Al transportarme a estas vivencias del pasado, ya distante en mi memoria, es imposible recordar todo lo malo que sucedía a mi alrededor ni cómo el país se hundía en una revolución que no solo afectó, dividió y rompió mi vida y mi familia, sino la vida y las familias de millones de personas. La violencia, las bombas en los cines, el terror y la persecución. El asesinato en la calle del que fuí testigo desde el balcón de la casa de un amigo, se lanza veloz a un lado, cuando pienso en el romance de mi juventud, de mis travesuras, de mis amantes padres, de mi hermana querida y de mi ignorancia.

Exprimo mis recuerdos una y otra vez, solo para recordar lo bueno, y es probable que tu hagas lo mismo. ¿Quién en su sano juicio quiere deleitarse en crudas realidades?  Con todo, siendo sinceros, el pasado de ninguna manera fue mejor que el presente, pero en nuestro romance, solemos verlo con exclusivos buenos ojos. ¿Por qué será?

Será porque anhelamos ver a los que hemos perdido en el sueño. Será porque recordamos el terruño que nos vio nacer y los olores, sabores y palabras de mamá, de los amigos, de la energía de la niñez y de la juventud. Será porque el presente siempre es tiempo de correr, de afanarnos y de ganar el pan. Todo parece pasar por nuestro lado muy rápido y no es hasta mañana que tenemos tiempo de mirar atrás al ayer. Con todo, el presente, igual que el pasado debe verse con ojos nobles y no con ojos ciegos. Debe verse con paciencia y no con ligereza. Esto es algo que debemos aprender.

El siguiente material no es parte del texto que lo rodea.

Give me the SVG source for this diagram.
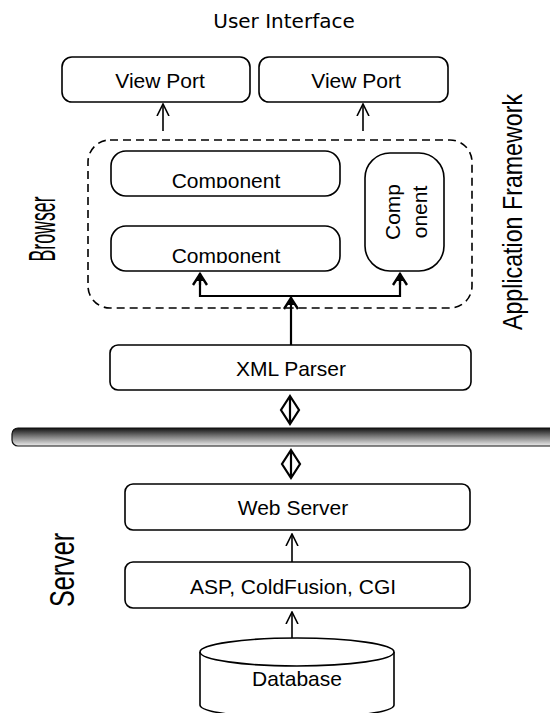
<svg xmlns="http://www.w3.org/2000/svg" width="550" height="713" viewBox="0 0 550 713">
  <defs>
    <style>
      .box { fill: #fff; stroke: #000; stroke-width: 1.6; }
      .lbl { font-family: "Liberation Sans", Arial, sans-serif; font-size: 21px; fill: #000; text-anchor: middle; }
      .side { font-family: "Liberation Sans", Arial, sans-serif; font-size: 32px; fill: #000; text-anchor: middle; }
      .line { fill: none; stroke: #000; stroke-width: 1.6; }
      .thick { fill: none; stroke: #000; stroke-width: 2.2; }
    </style>
    <!-- thin open chevron, tip at the end of the line -->
    <marker id="open" viewBox="0 0 13 14" refX="12" refY="7" markerWidth="13" markerHeight="14" markerUnits="userSpaceOnUse" orient="auto">
      <path d="M0,1 L12,7 L0,13" fill="none" stroke="#000" stroke-width="1.6"/>
    </marker>
    <!-- heavier chevron with a filled core -->
    <marker id="bold" viewBox="0 0 14 16" refX="13" refY="8" markerWidth="14" markerHeight="16" markerUnits="userSpaceOnUse" orient="auto">
      <path d="M1,1 L12,8 L1,15" fill="none" stroke="#000" stroke-width="2.4"/>
      <path d="M5,4.5 L11,8 L5,11.5 Z" fill="#000"/>
    </marker>
    <linearGradient id="bar" x1="0" y1="0" x2="0" y2="1">
      <stop offset="0" stop-color="#111"/>
      <stop offset="0.45" stop-color="#777"/>
      <stop offset="1" stop-color="#eee"/>
    </linearGradient>
    <clipPath id="clipC1"><rect x="111" y="151" width="229" height="37"/></clipPath>
    <clipPath id="clipC2"><rect x="111" y="226" width="229" height="37"/></clipPath>
  </defs>

  <text x="284" y="28" style="font-family:'DejaVu Sans',Verdana,sans-serif;font-size:20px;text-anchor:middle">User Interface</text>

  <g id="browser-label">
    <text class="side" style="font-size:37px" transform="translate(55,229) rotate(-90) scale(0.48,1)">Browser</text>
  </g>
  <g id="server-label">
    <text class="side" style="font-size:36px" transform="translate(74,570) rotate(-90) scale(0.7,1)">Server</text>
  </g>
  <g id="framework-label">
    <text class="side" style="font-size:27px" transform="translate(522,212) rotate(-90) scale(0.86,1)">Application Framework</text>
  </g>

  <g id="viewport-1">
    <rect class="box" x="62" y="57" width="188" height="45" rx="10"/>
    <text class="lbl" x="160" y="88">View Port</text>
  </g>
  <g id="viewport-2">
    <rect class="box" x="259" y="57" width="189" height="45" rx="10"/>
    <text class="lbl" x="356" y="88">View Port</text>
  </g>

  <g id="app-framework">
    <rect x="88" y="140" width="384" height="168" rx="22" fill="none" stroke="#000" stroke-width="1.6" stroke-dasharray="8,5"/>
  </g>

  <g id="component-1">
    <rect class="box" x="111" y="151" width="229" height="45" rx="15"/>
    <text class="lbl" x="226" y="188" clip-path="url(#clipC1)">Component</text>
  </g>
  <g id="component-2">
    <rect class="box" x="111" y="226" width="229" height="45" rx="15"/>
    <text class="lbl" x="226" y="263" clip-path="url(#clipC2)">Component</text>
  </g>
  <g id="component-3">
    <rect class="box" x="365" y="153" width="79" height="118" rx="25"/>
    <text class="lbl" transform="translate(400,212) rotate(-90)"><tspan x="0" y="0">Comp</tspan><tspan x="0" y="27">onent</tspan></text>
  </g>

  <g id="xml-parser">
    <rect class="box" x="110" y="345" width="361" height="45" rx="8"/>
    <text class="lbl" x="291" y="376">XML Parser</text>
  </g>

  <g id="network-bar">
    <rect x="12" y="428" width="548" height="18" rx="6" fill="url(#bar)" stroke="#111" stroke-width="1.2"/>
  </g>

  <g id="web-server">
    <rect class="box" x="125" y="484" width="345" height="46" rx="8"/>
    <text class="lbl" x="293" y="515">Web Server</text>
  </g>
  <g id="asp">
    <rect class="box" x="125" y="562" width="345" height="46" rx="8"/>
    <text class="lbl" x="293" y="594">ASP, ColdFusion, CGI</text>
  </g>

  <g id="database">
    <path class="box" d="M200,652 L200,705 A97,13 0 0 0 394,705 L394,652"/>
    <ellipse class="box" cx="297" cy="652" rx="97" ry="14"/>
    <text class="lbl" x="297" y="686">Database</text>
  </g>

  <g id="connectors">
    <line class="line" x1="163" y1="131" x2="163" y2="104" marker-end="url(#open)"/>
    <line class="line" x1="363" y1="131" x2="363" y2="104" marker-end="url(#open)"/>
    <polyline class="thick" points="200,274 200,296 400,296 400,274"/>
    <line class="thick" x1="200" y1="285" x2="200" y2="273" marker-end="url(#bold)"/>
    <line class="thick" x1="400" y1="285" x2="400" y2="273" marker-end="url(#bold)"/>
    <line class="thick" x1="291" y1="345" x2="291" y2="297" marker-end="url(#bold)"/>
    <path class="thick" d="M290,396 L299,410 L290,424 L281,410 Z M290,396 L290,424"/>
    <path class="thick" d="M291,450 L300,464 L291,478 L282,464 Z M291,450 L291,478"/>
    <line class="line" x1="292" y1="562" x2="292" y2="534" marker-end="url(#open)"/>
    <line class="line" x1="292" y1="638" x2="292" y2="612" marker-end="url(#open)"/>
  </g>
</svg>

Hoy estamos vivos y demos las gracias a Dios por eso. La vida, la vida nos lleva por donde nos lleva. El mañana, bueno, malo o regular, ya pasó. El futuro queda adelante de nosotros y es allí que debemos mirar con esperanza, sin darnos cuenta que el día de hoy pronto se convierte en el ayer.  Que jamás los días vividos se aparten de nuestra conciencia, de nuestras memorias y de nuestros mejores recuerdos. Esos mejores recuerdos nos impulsan hoy a vivir, a sonreir, a dar y a compartir lo mejor de nosotros. Lo mejor de nosotros hoy serán nuestras felices vivencias del mañana. Vive el hoy y no olvides que por él será posible que recuerdes feliz, tu mañana.